Au bout de la terre, dans le Finistère, existe une falaise de laquelle les déprimés viennent se jeter. Heureusement deux bonnes âmes veillent. Tout le bonheur du monde (tient dans ta poche) est un livre sur le suicide qui ne cache rien des grands tourments mais qui entre les lignes rappelle que l’espoir est parfois au bout du chemin. Lecture d’Amandine Glevarec.
Il est toujours troublant de lire le livre d’un ami que l’on distingue toujours entre les lignes, c’est d’autant plus troublant quand cet ami souffre d’un syndrome bien étrange dont son livre souffre aussi. Qui devinerait sous les abords très gendre idéal de Frédéric Mars une personnalité qui n’est pas si sage, qui imaginerait que sous cette couverture rose bonbon qui arbore de plus un fier bonheur se cache l’un des livres les plus désespérés que je n’ai jamais lu ? Bien sûr, le sujet donnait le ton, dans cet Infinistère, sur cette terre de bout de monde, existe un spot bien trop connu, celui des suicidaires. Mais Mathilde et Louise, et sans un mot, et en douceur, celle du grand âge, arrachent les futurs envolés au vol qui les amènerait tout en bas de la falaise. Et puis c’est la maison aux volets peints, le refuge où quelques-uns de ces non suicidés essayent de reprendre un peu de souffle. Certains y arriveront, et d’autres non, la vie est ainsi faite, la fiction tout autant.

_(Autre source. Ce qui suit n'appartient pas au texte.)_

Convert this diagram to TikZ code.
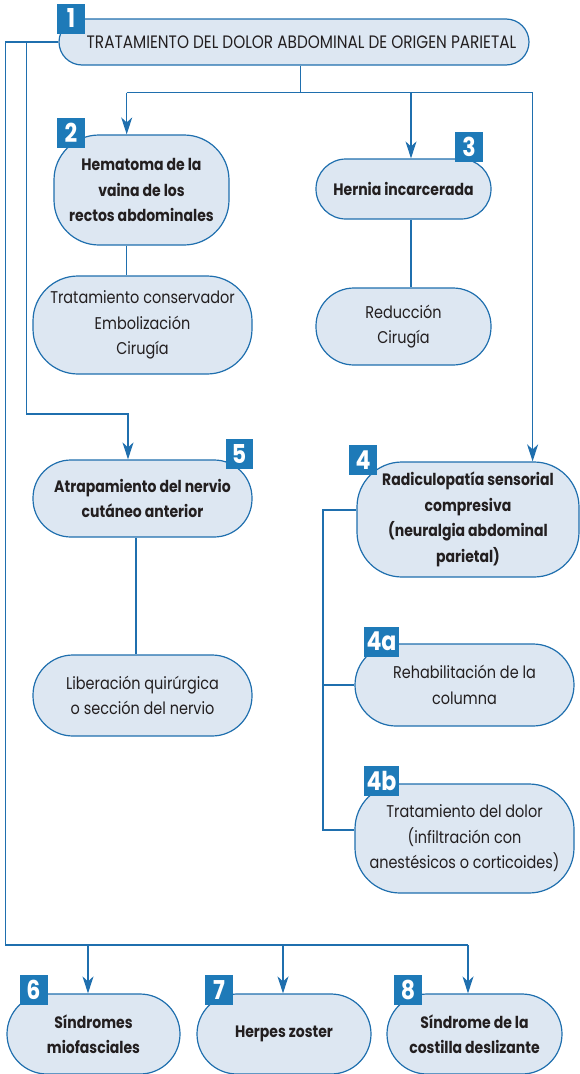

Frédéric Mars a la classe et son écriture à son image, ça déroule sans souci, est-ce moi ou entends-je la plume qui crisse, qui s’énerve, qui s’agace de la vie qui grince, des équations insolubles, des abandons et de ceux que l’on abandonne. Est-ce moi ou sous les traits de notre narrateur – Fred-dit-Luc – mise au point, focale, je distingue un tel désespoir qu’il m’oblige parfois à éteindre plutôt que de poursuivre, plutôt que de sombrer à sa suite, évitons les larmes. Pourtant il reprend goût à la vie, Fred, ou tout au moins il vit, survit, s’excite des petits mystères de ses deux hôtesses qu’il s’amuse à élucider, s’entend avec ses colocataires, gardant une pensée pour chacun, une empathie pour tous, premier pas qui le fera tourner dos à la falaise. Tour à tour nous les découvrons toutes et tous, dans leur humanité, dans les grandes désespérances, dans leurs erreurs passées et à venir. Accrochez-vous, au cœur et au mouchoir, Tout le bonheur du monde tient peut-être dans la poche, mais y jeter un œil suffira à vous y plonger tout entier. Et il y fait noir.
Si j’osais un conseil à ces hommes qui se fuient, qui se cachent sous des carapaces bien trop lourdes à porter, sous des exigences qu’ils n’imposent pas aux autres, eux les empathiques, le paradoxe, je me dirais que c’est certain, vous tenez entre vos mains un livre formidable et bouleversant, qu’il est fait de l’étoffe des grands drames, et peut-être, vous aussi, comme moi, sentirez cette impatience d’attendre le prochain, celui où l’auteur, ou le personnage, s’autorisera, s’autoriseront, à être autre chose que ce qu’ils montrent, autre chose que ce que nous attendons d’eux.
Tout le bonheur du monde (tient dans la poche) , de Frédéric Mars, Éditions French Pulp, 352 p., 18 €, ISBN 9791025102534.